私は世代間連鎖の観点から家族の問題を解決に導いているが、様々なステップを踏んで行く中で訪れる最も手強い闘いは、自分の中に棲む親(インナーペアレンツ)との闘いである。言い換えれば自分自身との闘い―つまり、自律に向けての闘いの最後に待ち受けるラスボスは"自分"なのである。

インナーペアレンツって一体何? という前に、先ずはインナーペアレンツがどのような言葉で自分を支配しているのかを見てみよう。

ドライバー(駆り立てるもの)系 ストッパー(禁止令)系
○○しろ(しておけ)
○○したか?
○○するんだろう?
○○してないのか?
○○しないつもりか?
○○するべきだ(すればいいんだ!)
○○するのが本当だろ(して当たり前だろう)
○○しなきゃいけないでしょ
○○してる場合じゃないでしょ
○○してる暇があるの?
○○するようじゃダメだ
○○するものではない
○○するべきではない
○○するんじゃない
○○してはいけない
○○するな



ちなみに、ドライバー系には、「努力せよ」「急げ」「喜ばせろ」「強くあれ」「完全であれ」というテイビー・ケーラーが唱えた5大ドライバーを入れてみよう。いかがだろうか。親に言われたり、態度で強制されたりした覚えがある方も多いはず。他にも、「正しくあれ」「きちんとせよ」「時間通りであれ」「明るくあれ」「優しくあれ」「配慮せよ」「愛想よくせよ」……等々、様々な言葉を無造作に親から投げられているはずだ。

一方、ストッパー系には、グールディング夫妻が唱えた禁止令を入れてみよう。
次の例の内、()内が言外に含まれている禁止令である。
「泣くな(感じるな)」「理屈を言うな(考えるな)」「口を挟むな(重要であるな)」「遊ぶな(仲間を作るな)」「怠けるな、休むな(自分と向き合うな)」……こちらもまた覚えのある方は多いのではないだろうか。

つまり、左上の「しろ」(Do)〜右下の「するな」(Don,t Do)にいたるまで、あらゆることに対してドライバー(強制)とストッパー(禁止)が散りばめられている。そのため、次のようになってしまう。

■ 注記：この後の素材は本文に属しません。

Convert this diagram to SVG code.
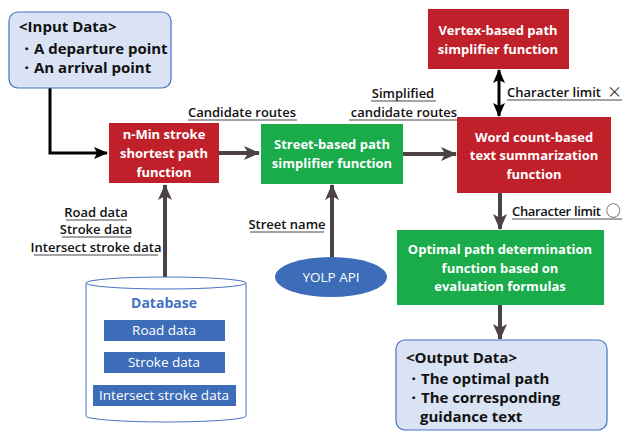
<svg xmlns="http://www.w3.org/2000/svg" width="625" height="432" viewBox="0 0 625 432">
  <defs>
    <style>
      .t { font-family: "Open Sans", "Noto Sans", sans-serif; }
      .data { fill: #dae3f3; stroke: #4472c4; stroke-width: 1.2; }
      .dtxt { font-size: 15px; font-weight: bold; fill: #111; }
      .red { fill: #c0202a; }
      .green { fill: #1aab4b; }
      .wt { font-size: 13px; font-weight: bold; fill: #fff; text-anchor: middle; }
      .lbl { font-size: 13px; fill: #111; font-weight: 600; }
      .sym { font-family: "Noto Sans CJK JP", sans-serif; font-size: 15px; font-weight: normal; fill: #333; }
      .ul { stroke: #333; stroke-width: 0.9; }
      .gray { stroke: #4b4343; stroke-width: 4; fill: none; }
      .bar { fill: #3d6cb9; }
      .bt { font-size: 13.5px; fill: #fff; text-anchor: middle; }
    </style>
    <marker id="ag" markerUnits="userSpaceOnUse" markerWidth="16" markerHeight="16" viewBox="0 0 16 16" refX="15" refY="8" orient="auto">
      <path d="M0,1 L16,8 L0,15 L4,8 z" fill="#4b4343"/>
    </marker>
    <marker id="ab" markerUnits="userSpaceOnUse" markerWidth="14" markerHeight="14" viewBox="0 0 14 14" refX="13" refY="7" orient="auto-start-reverse">
      <path d="M0,1 L14,7 L0,13 L3,7 z" fill="#000"/>
    </marker>
  </defs>

  <!-- connectors -->
  <g id="connectors">
    <polyline points="50,88 50,153 107,153" fill="none" stroke="#000" stroke-width="3" marker-end="url(#ab)"/>
    <line x1="219" y1="153" x2="259" y2="153" class="gray" marker-end="url(#ag)"/>
    <line x1="403" y1="154" x2="456" y2="154" class="gray" marker-end="url(#ag)"/>
    <line x1="499" y1="70" x2="499" y2="116" stroke="#000" stroke-width="3" marker-start="url(#ab)" marker-end="url(#ab)"/>
    <line x1="500" y1="193" x2="500" y2="229" class="gray" marker-end="url(#ag)"/>
    <line x1="500" y1="305" x2="500" y2="339" class="gray" marker-end="url(#ag)"/>
    <line x1="332" y1="258" x2="332" y2="185" class="gray" marker-end="url(#ag)"/>
    <line x1="165" y1="277" x2="165" y2="185" class="gray" marker-end="url(#ag)"/>

    <!-- connector labels -->
    <g class="t lbl">
      <text x="242" y="117" text-anchor="middle">Candidate routes</text>
      <line x1="188" y1="120" x2="297" y2="120" class="ul"/>
      <text x="403" y="98" text-anchor="middle">Simplified</text>
      <line x1="371" y1="101" x2="436" y2="101" class="ul"/>
      <text x="404" y="117" text-anchor="middle">candidate routes</text>
      <line x1="349" y1="120" x2="458" y2="120" class="ul"/>
      <text x="507" y="97"><tspan textLength="94" lengthAdjust="spacing">Character limit</tspan><tspan class="sym" dx="6">×</tspan></text>
      <line x1="507" y1="100" x2="622" y2="100" class="ul"/>
      <text x="512" y="216"><tspan textLength="89" lengthAdjust="spacing">Character limit</tspan><tspan class="sym" dx="5">○</tspan></text>
      <line x1="512" y1="219" x2="622" y2="219" class="ul"/>
      <text x="287" y="229" text-anchor="middle">Street name</text>
      <line x1="250" y1="232" x2="324" y2="232" class="ul"/>
      <text x="96" y="217" text-anchor="middle">Road data</text>
      <line x1="66" y1="220" x2="127" y2="220" class="ul"/>
      <text x="96" y="234" text-anchor="middle">Stroke data</text>
      <line x1="62" y1="237" x2="131" y2="237" class="ul"/>
      <text x="96" y="252" text-anchor="middle">Intersect stroke data</text>
      <line x1="34" y1="255" x2="158" y2="255" class="ul"/>
    </g>
  </g>

  <!-- input data -->
  <g id="input">
    <rect x="9" y="12" width="162" height="76" rx="9" class="data"/>
    <g class="t dtxt">
      <text x="19" y="32">&lt;Input Data&gt;</text>
      <text x="19" y="54">・A departure point</text>
      <text x="19" y="73">・An arrival point</text>
    </g>
  </g>

  <!-- n-Min stroke shortest path -->
  <g id="nmin">
    <rect x="109" y="123" width="110" height="60" class="red"/>
    <g class="t wt">
      <text x="164" y="139">n-Min stroke</text>
      <text x="164" y="158">shortest path</text>
      <text x="164" y="177">function</text>
    </g>
  </g>

  <!-- street-based simplifier -->
  <g id="street">
    <rect x="261" y="124" width="142" height="60" class="green"/>
    <g class="t wt">
      <text x="332" y="149">Street-based path</text>
      <text x="332" y="168">simplifier function</text>
    </g>
  </g>

  <!-- vertex-based simplifier -->
  <g id="vertex">
    <rect x="428" y="9" width="141" height="60" class="red"/>
    <g class="t wt">
      <text x="498" y="35">Vertex-based path</text>
      <text x="498" y="54">simplifier function</text>
    </g>
  </g>

  <!-- word count summarization -->
  <g id="summary">
    <rect x="457" y="117" width="154" height="76" class="red"/>
    <g class="t wt">
      <text x="534" y="142">Word count-based</text>
      <text x="534" y="160">text summarization</text>
      <text x="534" y="179">function</text>
    </g>
  </g>

  <!-- optimal path determination -->
  <g id="optimal">
    <rect x="397" y="230" width="207" height="75" class="green"/>
    <g class="t wt">
      <text x="500" y="254">Optimal path determination</text>
      <text x="500" y="273">function based on</text>
      <text x="500" y="291">evaluation formulas</text>
    </g>
  </g>

  <!-- YOLP API -->
  <g id="yolp">
    <ellipse cx="331" cy="277" rx="56" ry="20" fill="#3d6cb9"/>
    <text x="331" y="282" class="t bt">YOLP API</text>
  </g>

  <!-- database -->
  <g id="database">
    <path d="M86,283 L86,416 A80,6 0 0 0 246,416 L246,283" fill="#fff" stroke="#4472c4" stroke-width="1"/>
    <ellipse cx="166" cy="283" rx="80" ry="6" fill="#fff" stroke="#4472c4" stroke-width="1"/>
    <text x="164" y="308" class="t" font-size="14" font-weight="bold" fill="#4472c4" text-anchor="middle">Database</text>
    <rect x="104" y="320" width="121" height="21" class="bar"/>
    <text x="164" y="335" class="t bt">Road data</text>
    <rect x="104" y="352" width="121" height="21" class="bar"/>
    <text x="164" y="367" class="t bt">Stroke data</text>
    <rect x="93" y="385" width="143" height="21" class="bar"/>
    <text x="164" y="400" class="t bt">Intersect stroke data</text>
  </g>

  <!-- output data -->
  <g id="output">
    <rect x="396" y="340" width="211" height="90" rx="9" class="data"/>
    <g class="t dtxt">
      <text x="406" y="363">&lt;Output Data&gt;</text>
      <text x="406" y="384">・The optimal path</text>
      <text x="406" y="403">・The corresponding</text>
      <text x="420" y="422">guidance text</text>
    </g>
  </g>
</svg>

1,心にもないこと、意に沿わないこともやってしまう。無理をする。我慢する。
2,心が動こうと思えば「するな」と言い、心がやめようと思えば「やめるな」と言い、進むも能わず引くも能わず、がんじがらめで身動きできなくなっていく。


いかがだろうか。自分の言動が自分の心ではなく、自分に内在化したドライバーとストッパーに翻弄されている。
この内在化したドライバーとストッパーの総体を、私はインナーペアレンツと呼んでいる。

つまり、自分はインナーペアレンツの操り人形になってしまうのだ。
だから、その行動は自分の経験にならず、その経過は自分の記憶に残らない。
何かを成し遂げても達成感はなく、それは自分の人生ではない。

これが、交流分析的にいえば、「P(Parent)がA(Adult)を汚染する」と言われる状態である。